--- Task directions ---
Keep only the lines of the data below that contain "this", and copy them.

= = = = =

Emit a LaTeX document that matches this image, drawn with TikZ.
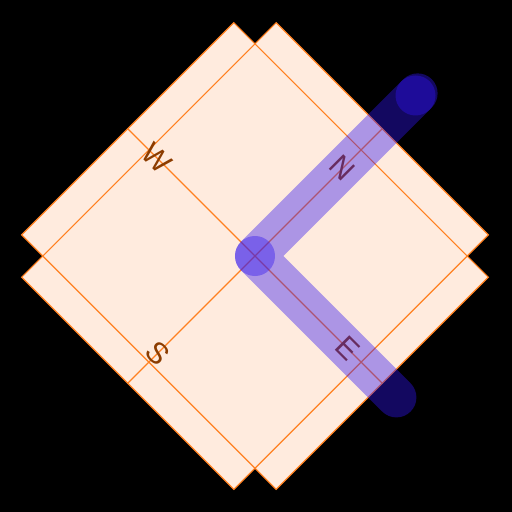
\documentclass[tikz,border=0pt]{standalone}
\usepackage{fontspec}
\setmainfont{Liberation Sans}
\usetikzlibrary{calc}
\definecolor{peach}{RGB}{255,235,222}
\definecolor{roadedge}{RGB}{255,128,32}
\definecolor{labelbrown}{RGB}{140,60,0}
\definecolor{routeblue}{RGB}{48,20,240}

\begin{document}
\begin{tikzpicture}[x=.02cm,y=.02cm,line width=.7pt,font=\fontsize{17}{19}\selectfont]
\fill[black] (-256,-256) rectangle (256,256);
\useasboundingbox (-256,-256) rectangle (256,256);
\begin{scope}[shift={(-1,0)},rotate=-45]
% the two roads
\fill[peach] (-180,-150) rectangle (180,150);
\fill[peach] (-150,-180) rectangle (150,180);
\draw[roadedge] (-180,-150) rectangle (180,150);
\draw[roadedge] (-150,-180) rectangle (150,180);
\draw[roadedge] (-180,0) -- (180,0);
\draw[roadedge] (0,-180) -- (0,180);
\node[text=labelbrown,rotate=-45] (lblN) at (0,124) {N};
\node[text=labelbrown,rotate=-45] (lblE) at (131,0) {E};
\node[text=labelbrown,rotate=-45] (lblS) at (0,-138) {S};
\node[text=labelbrown,rotate=-45] (lblW) at (-139,0) {W};
% route
\coordinate (hub) at (0,0);
\coordinate (nend) at (0,227);
\coordinate (eend) at (200,0);
\draw[routeblue,opacity=.4,line width=.8cm,line cap=round,line join=round] ($(nend)+(0,3)$) -- (hub) -- (eend);
\fill[routeblue,opacity=.4] (nend) circle (20);
\fill[routeblue,opacity=.4] (hub) circle (20);
\end{scope}
\end{tikzpicture}
\end{document}
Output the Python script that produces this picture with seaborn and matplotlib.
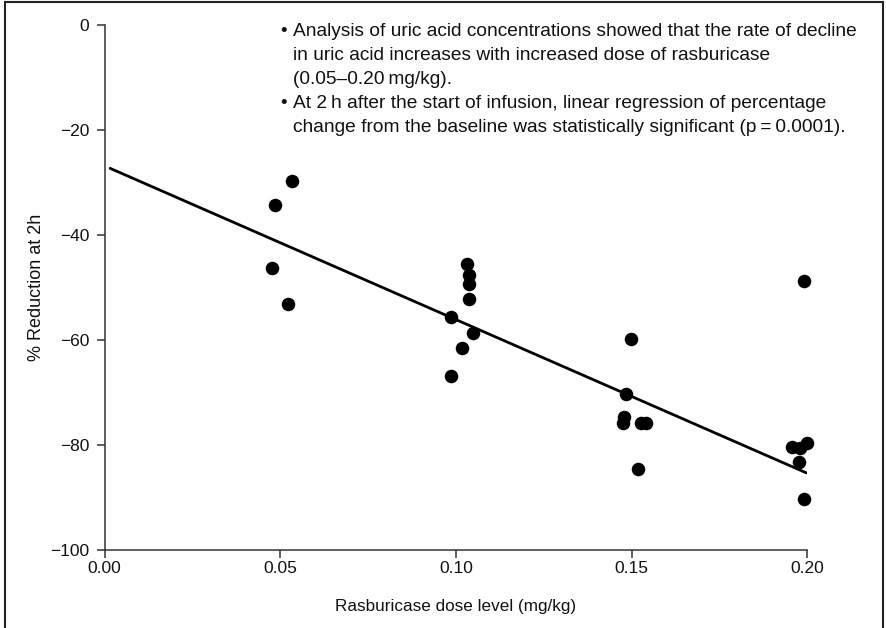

= = = = =

--- Expected answer ---
Emit a LaTeX document that matches this image, drawn with TikZ.
Output the Python script that produces this picture with seaborn and matplotlib.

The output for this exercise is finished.